Brief Fact Summary. Taxpayer’s brooch was either lost or stolen during a museum visit.
Synopsis of Rule of Law. Taxpayer must prove be a preponderance of the evidence that an item was stolen in order to deduct the value of the item as a loss under I.R.C. section 23(e)(3)
If the reasonable inferences from the evidence point to theft, the proponent is entitled to prevail.View Full Point of Law
Issue. Did Plaintiff sustain her burden of proof that the brooch was stolen and not simply lost?
Held. No. The Respondent’s determination is sustained.
The Plaintiff did not prove by a preponderance of the evidence that the brooch was stolen rather than lost and thus the Commissioner’s adjustment disallowing the deduction for loss by theft is sustained.

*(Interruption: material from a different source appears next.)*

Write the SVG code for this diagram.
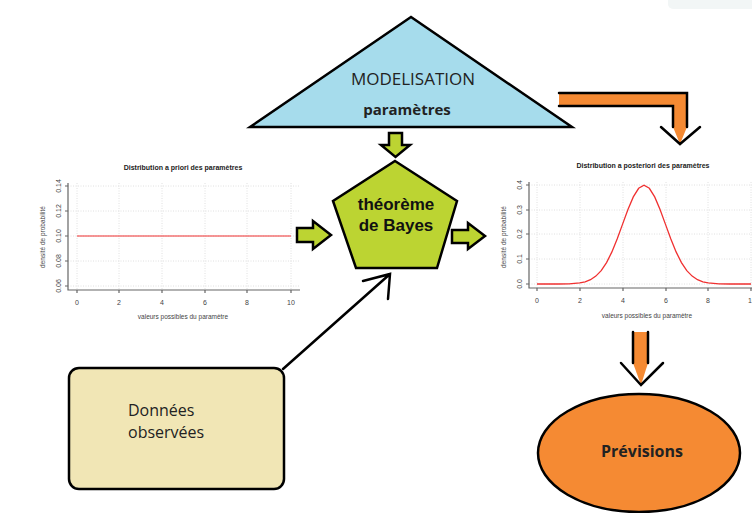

Dissent. Based on the evidence presented, as the trier of fact, theft is the most probable possibility. The three possible results based on the evidence available are 1) the brooch dropped off and was never found; 2) the brooch was found but not turned in; or 3) the brooch was stolen by someone in the crowd of 5000. The first is not a reasonable possibility. The second would be impossible if the finder was honest and if the finder was not honest, it is virtual concealment, which in the case of a valuable object amounts to theft. Finally, the third option is theft by definition. As these are the only possibilities, it seems Plaintiff has met her burden of proving theft by a preponderance of the evidence and thus should be allowed the deduction.
Discussion. To make a deduction for loss by theft, the taxpayer must show by a preponderance of the evidence that the article was stolen.